Google: Web Search Market Share Increasing, Again

July 16, 2008

Silicon.com ran Stephen Shankland’s essay “Google’s Search Share Continues to Creep Up.” You can read the full text here. In the flurry of news about Google-Viacom, Google-Microsoft-Yahoo, and Google everywhere, I missed this point:

Its share increased from 68.29 per cent in May to 69.17 per cent in June, the analyst firm said. Over the same period, Yahoo! dropped from 19.95 per cent to 19.62 per cent and Microsoft dropped from 5.89 per cent to 5.46 per cent.

In my little world, a company under such intense media scrutiny and in the midst of legal hassles on a number of fronts, this is interesting. In fact, I can’t recall reading about a company increasing market share while coming under attack from many different quarters, in different countries, and in different technical areas.

I looked up the term monopoly to refresh my memory. The Wiktionary provided this memory nudge to me:

A situation in which solely one company exclusively provides a particular product or service, dominating that market and generally exerting powerful control over it; An exclusive control over the trade or manufacture of a commodity; A company dominating a market in one of the above manners.

If one is a stickler, the loop hole is exclusively. Google is not the only provider of no-charge Web search. I can choose to use Live.com, Yahoo.com, Baidu.com (or have one of my interns tackle Chinese for me), and hundreds of other services which I list here.

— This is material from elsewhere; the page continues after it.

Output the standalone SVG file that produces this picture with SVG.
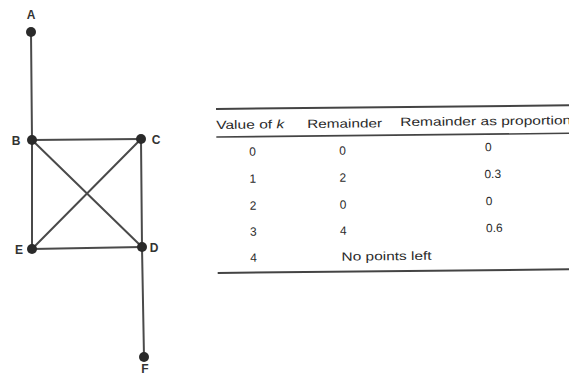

In Google Version 2.0, which you can learn more about here, I don’t spend much time discussing Google’s domination of Web search. I accept that hegemony as the status quo. After all, Google’s been grinding forward for 10 years without significant opposition except from Baidu.com and Yandex.com and maybe a couple of other companies operating outside of the ken of US pundits. In North America, despite lots of hand waving and public relations, no vendor has been able to focus the technical effort on search to leap frog Google. As a result, Google has had time to improve its operation and increase its lead as Mr. Shankland points out.

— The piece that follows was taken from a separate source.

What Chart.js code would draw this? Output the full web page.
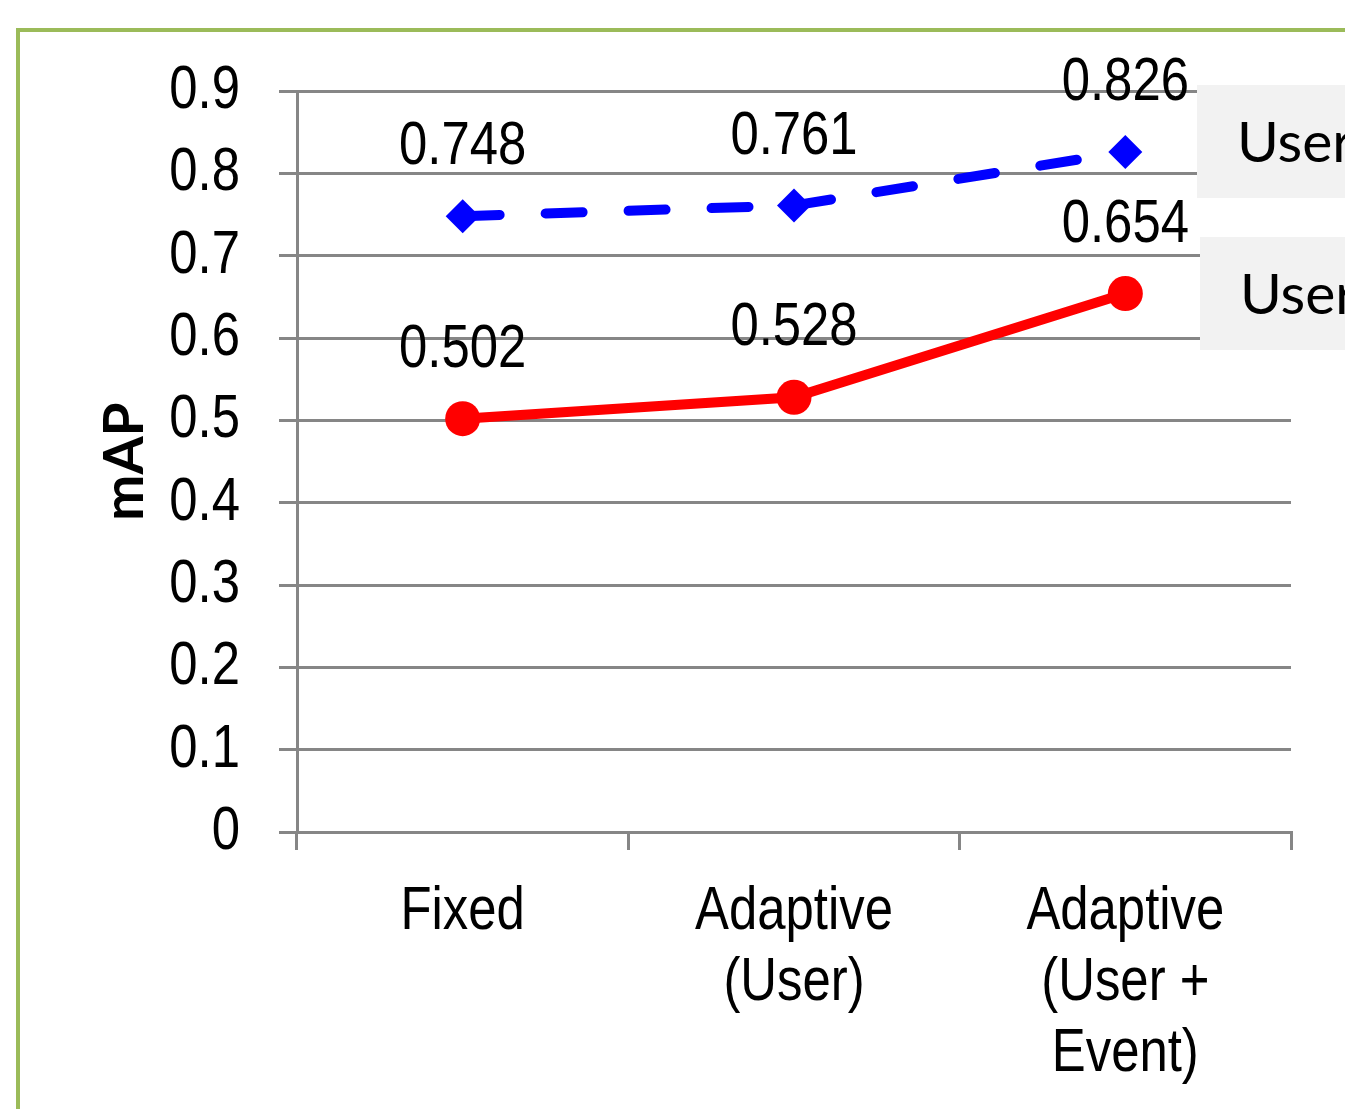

The real challenge that Google presents is that its Web search and ad business is so dominant that getting a better or clearer view of the company is very difficult. In my research, I have learned that Google has an application platform. Search and advertising are just two very successful applications running on the Google infrastructure. This means that Google could enter other markets at low incremental cost.

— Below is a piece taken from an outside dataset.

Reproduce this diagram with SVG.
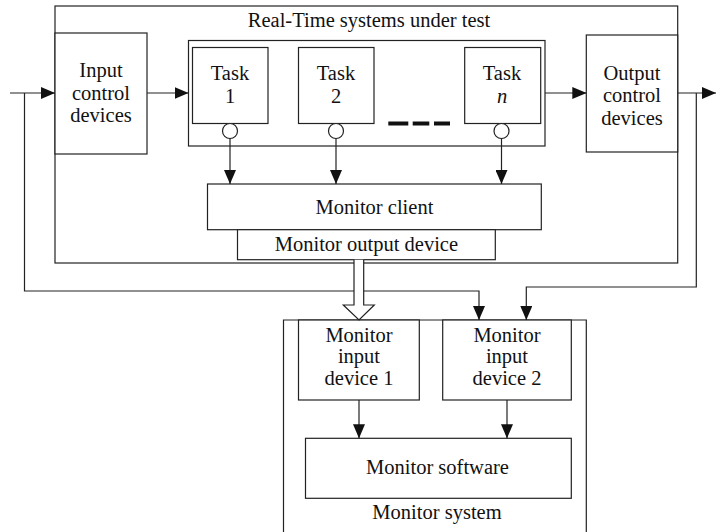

The company is moving into other markets now, but taking baby steps and following an unorthodox approach. Much has been made of the departure of Google executives who have cashed out or grown tired of the idiosyncrasies of life at the GOOG. Some of the recent information I have gathered suggests that Google is adapting to its work force changes. Those adaptations are likely to make it even more difficult to predict what Google will do next. Consider that:

  • Google is hiring smart, young engineers and giving them freedom to make decisions as long as there are data to back up those decisions. This approach increases risk to a certain degree and it also makes surprises more likely.
  • Google’s innovation process of pushing out products and services has slowed, which reflects more management discipline. Nevertheless, if a beta generates a positive result, Google flows resources to that service in response to clicks. The addition of “voting” to search results is a current example of this Darwinian behavior.
  • Google is concatenating its services in roll up patent applications. Google is becoming more seamless which reduces complexity to some degree and allows faster response to market conditions.

Google’s not the exclusive provider yet. But unless the competition gets into gear, only lawyers and Google’s own management missteps will prevent Google’s extending its reach.